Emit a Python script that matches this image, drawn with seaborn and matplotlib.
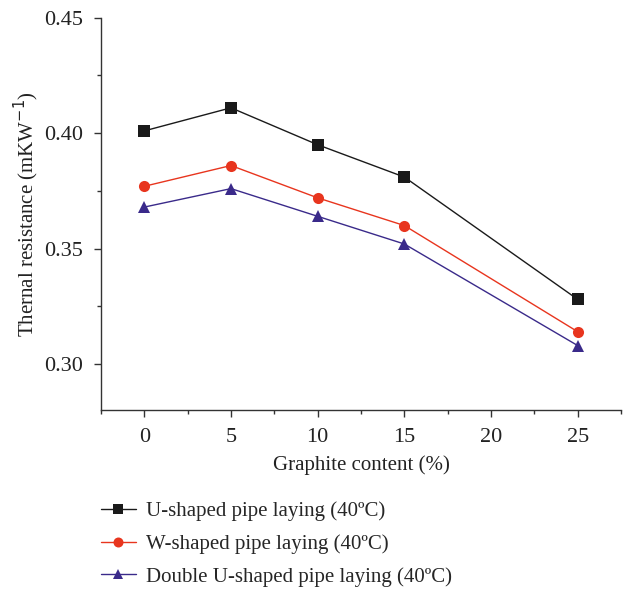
import matplotlib
matplotlib.use("Agg")
import matplotlib.pyplot as plt
import seaborn as sns
import pandas as pd
from matplotlib.ticker import MultipleLocator

graphite = [0, 5, 10, 15, 25]
u_shaped = [0.401, 0.411, 0.395, 0.381, 0.328]
w_shaped = [0.377, 0.386, 0.372, 0.360, 0.314]
double_u = [0.368, 0.376, 0.364, 0.352, 0.308]
series_names = ["U-shaped pipe laying (40ºC)", "W-shaped pipe laying (40ºC)",
                "Double U-shaped pipe laying (40ºC)"]

rows = []
for name, vals in zip(series_names, [u_shaped, w_shaped, double_u]):
    for x, v in zip(graphite, vals):
        rows.append({"Graphite": x, "R": v, "Series": name})
df = pd.DataFrame(rows)

sns.set_style("ticks")
plt.rcParams['font.family'] = ['Liberation Serif', 'DejaVu Serif']

fig = plt.figure(figsize=(6.23, 5.92), dpi=100)
ax = fig.add_axes([0.162, 0.307, 0.835, 0.663])

palette = {series_names[0]: "#1a1a1a", series_names[1]: "#e8351e", series_names[2]: "#3a2a8a"}
markers = {series_names[0]: "s", series_names[1]: "o", series_names[2]: "^"}
sns.lineplot(data=df, x="Graphite", y="R", hue="Series", style="Series",
             palette=palette, markers=markers, dashes=False, markersize=8,
             markeredgewidth=0, linewidth=1.0, ax=ax)

ax.set_xlim(-2.5, 27.5)
ax.set_ylim(0.28, 0.45)
ax.xaxis.set_major_locator(MultipleLocator(5))
ax.xaxis.set_minor_locator(MultipleLocator(2.5))
ax.yaxis.set_major_locator(MultipleLocator(0.05))
ax.yaxis.set_minor_locator(MultipleLocator(0.025))
ax.yaxis.set_major_formatter(matplotlib.ticker.FormatStrFormatter("%.2f"))
ax.tick_params(axis="both", which="major", length=5, width=1, labelsize=16,
               colors="#333333", labelcolor="#222222")
ax.tick_params(axis="x", which="major", pad=8)
ax.tick_params(axis="y", which="major", pad=8)
ax.tick_params(axis="both", which="minor", length=3, width=1, colors="#333333")
for s in ["top", "right"]:
    ax.spines[s].set_visible(False)
for s in ["left", "bottom"]:
    ax.spines[s].set_color("#333333")
    ax.spines[s].set_linewidth(1.0)

ax.set_xlabel("Graphite content (%)", fontsize=15, color="#222222", labelpad=6)
ax.set_ylabel("Thernal resistance (mKW$^{-1}$)", fontsize=15, color="#222222", labelpad=2)

handles, labels = ax.get_legend_handles_labels()
ax.legend_.remove()
fig.legend(handles, labels, loc="upper left", bbox_to_anchor=(0.1487, 0.167),
           frameon=False, fontsize=15, handlelength=1.68, labelspacing=0.62,
           handletextpad=0.48, borderaxespad=0, markerscale=0.9)

fig.savefig("out.png", dpi=100)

────────────────────

■ **WHAT THE TASK REQUIRES**
Please restate the material above line by line, exactly, beginning at its first line and ending with the line that contains "from matplotlib.ticker import MultipleLocator", without any pictures.

■ **REPLY TO THE TASK**
Emit a Python script that matches this image, drawn with seaborn and matplotlib.
import matplotlib
matplotlib.use("Agg")
import matplotlib.pyplot as plt
import seaborn as sns
import pandas as pd
from matplotlib.ticker import MultipleLocator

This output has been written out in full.